Selon George Condo, « l’Humanoïde n’est pas un monstre de science-fiction, c’est une forme de représentation qui utilise des moyens traditionnels pour faire remonter les émotions profondes à la surface d’une personne ». L’idéal mimétique qui prévaut pour la peinture ancienne a fait naître un nombre incalculable de représentations « semblables », « comparables » aux humains. Seules toutefois quelques rares effigies ont accédé au stade d’«humanoïdes », à celui de « golem » sur le point de prendre vie. Les portraits de Rembrandt sont de ceux-là.

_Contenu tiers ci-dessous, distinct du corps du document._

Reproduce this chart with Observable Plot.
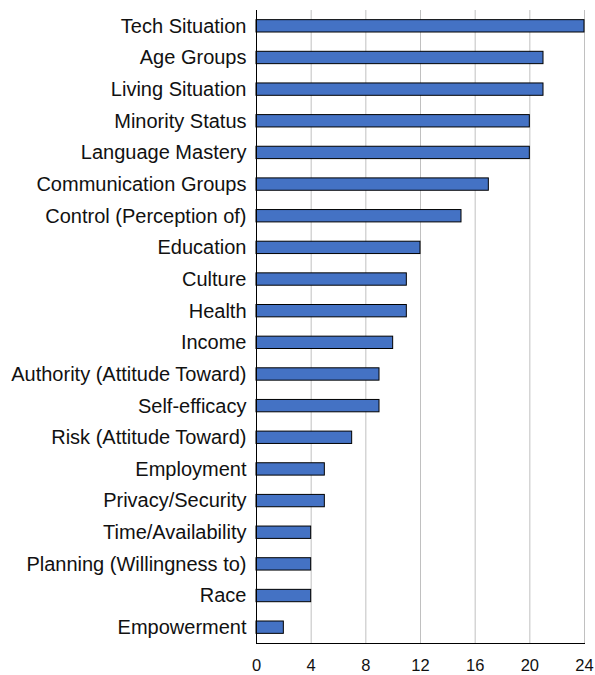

Qu’en est-il d’une peinture moderne pour laquelle la « vérité » du médium (l’abstraction) a supplanté un projet réaliste que l’invention de la photographie avait rendu caduc ? Relevant le défi, George Condo a tiré la peinture moderne vers le « presque humain ». Il a repris le problème à sa source : s’est emparé du Cubisme, en a inversé les intentions ; l’a humanisé. Il s’est fait le tenant d’un « cubisme psychologique », a voulu voir dans les déformations de Picasso ou de Braque, non pas l’avènement d’une « peinture pure », mais une exploration réaliste de la psyché humaine. Ce faisant, Condo place ses pas dans ceux de Fénéon qui, visitant l’atelier de Picasso au temps des Demoiselles d’Avignon, conseille à celui qui était encore un jeune artiste de se vouer à la caricature. Condo creuse ce sillon, plaçant la déformation cubiste au même niveau que celle des caricaturistes : une façon singulière de réinventer la Figuration.
Au fil de six chapitres, l’exposition retrace la continuité d’une œuvre foisonnante qui va des « extra-terrestres » au bottin mondain, de Guido Reni à Bugs Bunny. Ponctuée de peintures réalisées spécialement, l’exposition ouvre aux regardeurs les portes de la fabrique, aussi folle qu’érudite, des Humanoïdes.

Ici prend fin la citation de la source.